SET TASK:
Write the listing below out again exactly, dropping the images.

SUPPLIED INFORMATION:
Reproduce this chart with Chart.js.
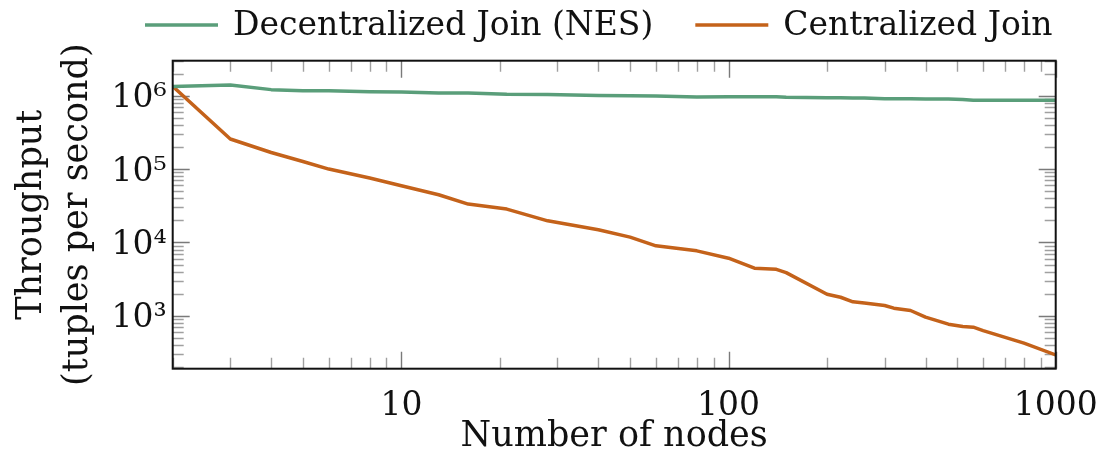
<!DOCTYPE html>
<html>
<head>
<meta charset="utf-8">
<script src="https://cdn.jsdelivr.net/npm/chart.js@4.4.1/dist/chart.umd.min.js"></script>
<style>
  html, body { margin: 0; padding: 0; background: #fff; }
  #wrap { width: 1104px; height: 458px; }
</style>
</head>
<body>
<div id="wrap"><canvas id="c" width="1104" height="458"></canvas></div>
<script>
// ---- data ----
const nodes = [2, 3, 4, 5, 6, 8, 10, 13, 16, 21, 28, 40, 50, 60, 80, 100, 120, 140, 150,
               200, 220, 240, 260, 300, 320, 360, 400, 470, 520, 560, 600, 800, 1000];
const decentralized = [1.34e6, 1.40e6, 1.21e6, 1.17e6, 1.17e6, 1.13e6, 1.12e6, 1.09e6, 1.09e6,
                       1.05e6, 1.04e6, 1.01e6, 1.00e6, 0.99e6, 0.96e6, 0.97e6, 0.97e6, 0.97e6, 0.95e6,
                       0.94e6, 0.94e6, 0.93e6, 0.93e6, 0.91e6, 0.91e6, 0.91e6, 0.90e6, 0.90e6, 0.89e6,
                       0.87e6, 0.87e6, 0.87e6, 0.87e6];
const centralized = [1.34e6, 2.57e5, 1.68e5, 1.27e5, 1.0e5, 7.54e4, 5.92e4, 4.46e4, 3.33e4,
                     2.85e4, 1.97e4, 1.49e4, 1.18e4, 8.99e3, 7.68e3, 6.09e3, 4.46e3, 4.30e3, 3.88e3,
                     1.97e3, 1.79e3, 1.55e3, 1.49e3, 1.38e3, 1.27e3, 1.18e3, 957, 768, 713,
                     699, 628, 423, 293];
const seriesLabels = ['Decentralized Join (NES)', 'Centralized Join'];
const xTickValues = [10, 100, 1000];
const xTickLabels = ['10', '100', '1000'];
const yTickValues = [1e3, 1e4, 1e5, 1e6];
const yTickLabels = ['10\u00B3', '10\u2074', '10\u2075', '10\u2076'];
const xRange = [2, 1000];
const yRange = [190, 3e6];

const GREEN = 'rgb(90,158,122)';
const ORANGE = 'rgb(196,98,26)';
const FONT = "'DejaVu Serif', serif";

const toPoints = (ys) => nodes.map((x, i) => ({ x: x, y: ys[i] }));

// inward tick marks on all four sides + frame (pgfplots style)
const frameTicks = {
  id: 'frameTicks',
  beforeDatasetsDraw(chart) {
    const { ctx, chartArea: a, scales } = chart;
    const xs = scales.x, ys = scales.y;
    ctx.save();
    ctx.lineWidth = 1.4;
    const decadeTicks = (min, max) => {
      const out = [];
      for (let k = Math.floor(Math.log10(min)); k <= Math.ceil(Math.log10(max)); k++) {
        for (let m = 1; m <= 9; m++) {
          const v = m * Math.pow(10, k);
          if (v >= min * 0.999 && v <= max * 1.001) out.push({ v: v, major: m === 1 });
        }
      }
      return out;
    };
    decadeTicks(xs.min, xs.max).forEach(t => {
      const px = Math.round(xs.getPixelForValue(t.v)) + 0.5;
      const len = t.major ? 17 : 11;
      ctx.strokeStyle = t.major ? '#7a7a7a' : '#a0a0a0';
      ctx.beginPath();
      ctx.moveTo(px, a.bottom); ctx.lineTo(px, a.bottom - len);
      ctx.moveTo(px, a.top); ctx.lineTo(px, a.top + len);
      ctx.stroke();
    });
    decadeTicks(ys.min, ys.max).forEach(t => {
      const py = Math.round(ys.getPixelForValue(t.v)) + 0.5;
      const len = t.major ? 17 : 11;
      ctx.strokeStyle = t.major ? '#7a7a7a' : '#a0a0a0';
      ctx.beginPath();
      ctx.moveTo(a.left, py); ctx.lineTo(a.left + len, py);
      ctx.moveTo(a.right, py); ctx.lineTo(a.right - len, py);
      ctx.stroke();
    });
    ctx.restore();
  },
  afterDatasetsDraw(chart) {
    const { ctx, chartArea: a } = chart;
    ctx.save();
    ctx.strokeStyle = '#111';
    ctx.lineWidth = 2;
    ctx.strokeRect(a.left, a.top, a.right - a.left, a.bottom - a.top);
    ctx.restore();
  }
};

// horizontal legend above the plot (line sample + label), built from the datasets
const lineLegend = {
  id: 'lineLegend',
  afterDraw(chart) {
    const ctx = chart.ctx;
    const o = chart.options.plugins.lineLegend;
    ctx.save();
    ctx.font = o.fontSize + 'px ' + FONT;
    ctx.textBaseline = 'middle';
    ctx.textAlign = 'left';
    let x = o.startX;
    chart.data.datasets.forEach(ds => {
      ctx.strokeStyle = ds.borderColor;
      ctx.lineWidth = 3.6;
      ctx.beginPath();
      ctx.moveTo(x, o.y); ctx.lineTo(x + o.sample, o.y);
      ctx.stroke();
      x += o.sample + o.gap;
      ctx.fillStyle = '#111';
      ctx.fillText(ds.label, x, o.y + 1);
      x += ctx.measureText(ds.label).width + o.itemGap;
    });
    ctx.restore();
  }
};

new Chart(document.getElementById('c'), {
  type: 'line',
  data: {
    datasets: [
      { label: seriesLabels[0], data: toPoints(decentralized), borderColor: GREEN, backgroundColor: GREEN,
        borderWidth: 3.5, pointRadius: 0, tension: 0, borderJoinStyle: 'round' },
      { label: seriesLabels[1], data: toPoints(centralized), borderColor: ORANGE, backgroundColor: ORANGE,
        borderWidth: 3.5, pointRadius: 0, tension: 0, borderJoinStyle: 'round' }
    ]
  },
  options: {
    responsive: false,
    animation: false,
    devicePixelRatio: 1,
    layout: { padding: { left: 0, right: 48.3, top: 60.7, bottom: 0 } },
    plugins: {
      tooltip: { enabled: false },
      legend: { display: false },
      lineLegend: { startX: 145, y: 25, sample: 73, gap: 15, itemGap: 42, fontSize: 33 }
    },
    scales: {
      x: {
        type: 'logarithmic',
        min: xRange[0],
        max: xRange[1],
        grid: { display: false, drawTicks: false },
        border: { display: false },
        afterBuildTicks(scale) { scale.ticks = xTickValues.map(v => ({ value: v })); },
        afterFit(scale) { scale.height = 89.3; scale.paddingLeft = 0; scale.paddingRight = 0; },
        ticks: {
          autoSkip: false, maxRotation: 0, padding: 18, color: '#111',
          font: { family: FONT, size: 33 },
          callback(value) { const i = xTickValues.indexOf(value); return i >= 0 ? xTickLabels[i] : ''; }
        },
        title: { display: true, text: 'Number of nodes', color: '#111',
                 font: { family: FONT, size: 35 }, padding: { top: 0, bottom: 0 } }
      },
      y: {
        type: 'logarithmic',
        min: yRange[0],
        max: yRange[1],
        grid: { display: false, drawTicks: false },
        border: { display: false },
        afterBuildTicks(scale) { scale.ticks = yTickValues.map(v => ({ value: v })); },
        afterFit(scale) { scale.width = 172.7; scale.paddingTop = 0; scale.paddingBottom = 0; },
        ticks: {
          autoSkip: false, padding: 6, color: '#111', labelOffset: 3,
          font: { family: FONT, size: 33 },
          callback(value) { const i = yTickValues.indexOf(value); return i >= 0 ? yTickLabels[i] : ''; }
        },
        title: { display: true, text: ['Throughput', '(tuples per second)'], color: '#111',
                 font: { family: FONT, size: 35, lineHeight: 1.31 }, padding: { top: 9, bottom: 0 } }
      }
    }
  },
  plugins: [frameTicks, lineLegend]
});
</script>
</body>
</html>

OUTPUT FOR THIS TASK:
Reproduce this chart with Chart.js.
<!DOCTYPE html>
<html>
<head>
<meta charset="utf-8">
<script src="https://cdn.jsdelivr.net/npm/chart.js@4.4.1/dist/chart.umd.min.js"></script>
<style>
  html, body { margin: 0; padding: 0; background: #fff; }
  #wrap { width: 1104px; height: 458px; }
</style>
</head>
<body>
<div id="wrap"><canvas id="c" width="1104" height="458"></canvas></div>
<script>
// ---- data ----
const nodes = [2, 3, 4, 5, 6, 8, 10, 13, 16, 21, 28, 40, 50, 60, 80, 100, 120, 140, 150,
               200, 220, 240, 260, 300, 320, 360, 400, 470, 520, 560, 600, 800, 1000];
const decentralized = [1.34e6, 1.40e6, 1.21e6, 1.17e6, 1.17e6, 1.13e6, 1.12e6, 1.09e6, 1.09e6,
                       1.05e6, 1.04e6, 1.01e6, 1.00e6, 0.99e6, 0.96e6, 0.97e6, 0.97e6, 0.97e6, 0.95e6,
                       0.94e6, 0.94e6, 0.93e6, 0.93e6, 0.91e6, 0.91e6, 0.91e6, 0.90e6, 0.90e6, 0.89e6,
                       0.87e6, 0.87e6, 0.87e6, 0.87e6];
const centralized = [1.34e6, 2.57e5, 1.68e5, 1.27e5, 1.0e5, 7.54e4, 5.92e4, 4.46e4, 3.33e4,
                     2.85e4, 1.97e4, 1.49e4, 1.18e4, 8.99e3, 7.68e3, 6.09e3, 4.46e3, 4.30e3, 3.88e3,
                     1.97e3, 1.79e3, 1.55e3, 1.49e3, 1.38e3, 1.27e3, 1.18e3, 957, 768, 713,
                     699, 628, 423, 293];
const seriesLabels = ['Decentralized Join (NES)', 'Centralized Join'];
const xTickValues = [10, 100, 1000];
const xTickLabels = ['10', '100', '1000'];
const yTickValues = [1e3, 1e4, 1e5, 1e6];
const yTickLabels = ['10\u00B3', '10\u2074', '10\u2075', '10\u2076'];
const xRange = [2, 1000];
const yRange = [190, 3e6];

const GREEN = 'rgb(90,158,122)';
const ORANGE = 'rgb(196,98,26)';
const FONT = "'DejaVu Serif', serif";

const toPoints = (ys) => nodes.map((x, i) => ({ x: x, y: ys[i] }));

// inward tick marks on all four sides + frame (pgfplots style)
const frameTicks = {
  id: 'frameTicks',
  beforeDatasetsDraw(chart) {
    const { ctx, chartArea: a, scales } = chart;
    const xs = scales.x, ys = scales.y;
    ctx.save();
    ctx.lineWidth = 1.4;
    const decadeTicks = (min, max) => {
      const out = [];
      for (let k = Math.floor(Math.log10(min)); k <= Math.ceil(Math.log10(max)); k++) {
        for (let m = 1; m <= 9; m++) {
          const v = m * Math.pow(10, k);
          if (v >= min * 0.999 && v <= max * 1.001) out.push({ v: v, major: m === 1 });
        }
      }
      return out;
    };
    decadeTicks(xs.min, xs.max).forEach(t => {
      const px = Math.round(xs.getPixelForValue(t.v)) + 0.5;
      const len = t.major ? 17 : 11;
      ctx.strokeStyle = t.major ? '#7a7a7a' : '#a0a0a0';
      ctx.beginPath();
      ctx.moveTo(px, a.bottom); ctx.lineTo(px, a.bottom - len);
      ctx.moveTo(px, a.top); ctx.lineTo(px, a.top + len);
      ctx.stroke();
    });
    decadeTicks(ys.min, ys.max).forEach(t => {
      const py = Math.round(ys.getPixelForValue(t.v)) + 0.5;
      const len = t.major ? 17 : 11;
      ctx.strokeStyle = t.major ? '#7a7a7a' : '#a0a0a0';
      ctx.beginPath();
      ctx.moveTo(a.left, py); ctx.lineTo(a.left + len, py);
      ctx.moveTo(a.right, py); ctx.lineTo(a.right - len, py);
      ctx.stroke();
    });
    ctx.restore();
  },
  afterDatasetsDraw(chart) {
    const { ctx, chartArea: a } = chart;
    ctx.save();
    ctx.strokeStyle = '#111';
    ctx.lineWidth = 2;
    ctx.strokeRect(a.left, a.top, a.right - a.left, a.bottom - a.top);
    ctx.restore();
  }
};

// horizontal legend above the plot (line sample + label), built from the datasets
const lineLegend = {
  id: 'lineLegend',
  afterDraw(chart) {
    const ctx = chart.ctx;
    const o = chart.options.plugins.lineLegend;
    ctx.save();
    ctx.font = o.fontSize + 'px ' + FONT;
    ctx.textBaseline = 'middle';
    ctx.textAlign = 'left';
    let x = o.startX;
    chart.data.datasets.forEach(ds => {
      ctx.strokeStyle = ds.borderColor;
      ctx.lineWidth = 3.6;
      ctx.beginPath();
      ctx.moveTo(x, o.y); ctx.lineTo(x + o.sample, o.y);
      ctx.stroke();
      x += o.sample + o.gap;
      ctx.fillStyle = '#111';
      ctx.fillText(ds.label, x, o.y + 1);
      x += ctx.measureText(ds.label).width + o.itemGap;
    });
    ctx.restore();
  }
};

new Chart(document.getElementById('c'), {
  type: 'line',
  data: {
    datasets: [
      { label: seriesLabels[0], data: toPoints(decentralized), borderColor: GREEN, backgroundColor: GREEN,
        borderWidth: 3.5, pointRadius: 0, tension: 0, borderJoinStyle: 'round' },
      { label: seriesLabels[1], data: toPoints(centralized), borderColor: ORANGE, backgroundColor: ORANGE,
        borderWidth: 3.5, pointRadius: 0, tension: 0, borderJoinStyle: 'round' }
    ]
  },
  options: {
    responsive: false,
    animation: false,
    devicePixelRatio: 1,
    layout: { padding: { left: 0, right: 48.3, top: 60.7, bottom: 0 } },
    plugins: {
      tooltip: { enabled: false },
      legend: { display: false },
      lineLegend: { startX: 145, y: 25, sample: 73, gap: 15, itemGap: 42, fontSize: 33 }
    },
    scales: {
      x: {
        type: 'logarithmic',
        min: xRange[0],
        max: xRange[1],
        grid: { display: false, drawTicks: false },
        border: { display: false },
        afterBuildTicks(scale) { scale.ticks = xTickValues.map(v => ({ value: v })); },
        afterFit(scale) { scale.height = 89.3; scale.paddingLeft = 0; scale.paddingRight = 0; },
        ticks: {
          autoSkip: false, maxRotation: 0, padding: 18, color: '#111',
          font: { family: FONT, size: 33 },
          callback(value) { const i = xTickValues.indexOf(value); return i >= 0 ? xTickLabels[i] : ''; }
        },
        title: { display: true, text: 'Number of nodes', color: '#111',
                 font: { family: FONT, size: 35 }, padding: { top: 0, bottom: 0 } }
      },
      y: {
        type: 'logarithmic',
        min: yRange[0],
        max: yRange[1],
        grid: { display: false, drawTicks: false },
        border: { display: false },
        afterBuildTicks(scale) { scale.ticks = yTickValues.map(v => ({ value: v })); },
        afterFit(scale) { scale.width = 172.7; scale.paddingTop = 0; scale.paddingBottom = 0; },
        ticks: {
          autoSkip: false, padding: 6, color: '#111', labelOffset: 3,
          font: { family: FONT, size: 33 },
          callback(value) { const i = yTickValues.indexOf(value); return i >= 0 ? yTickLabels[i] : ''; }
        },
        title: { display: true, text: ['Throughput', '(tuples per second)'], color: '#111',
                 font: { family: FONT, size: 35, lineHeight: 1.31 }, padding: { top: 9, bottom: 0 } }
      }
    }
  },
  plugins: [frameTicks, lineLegend]
});
</script>
</body>
</html>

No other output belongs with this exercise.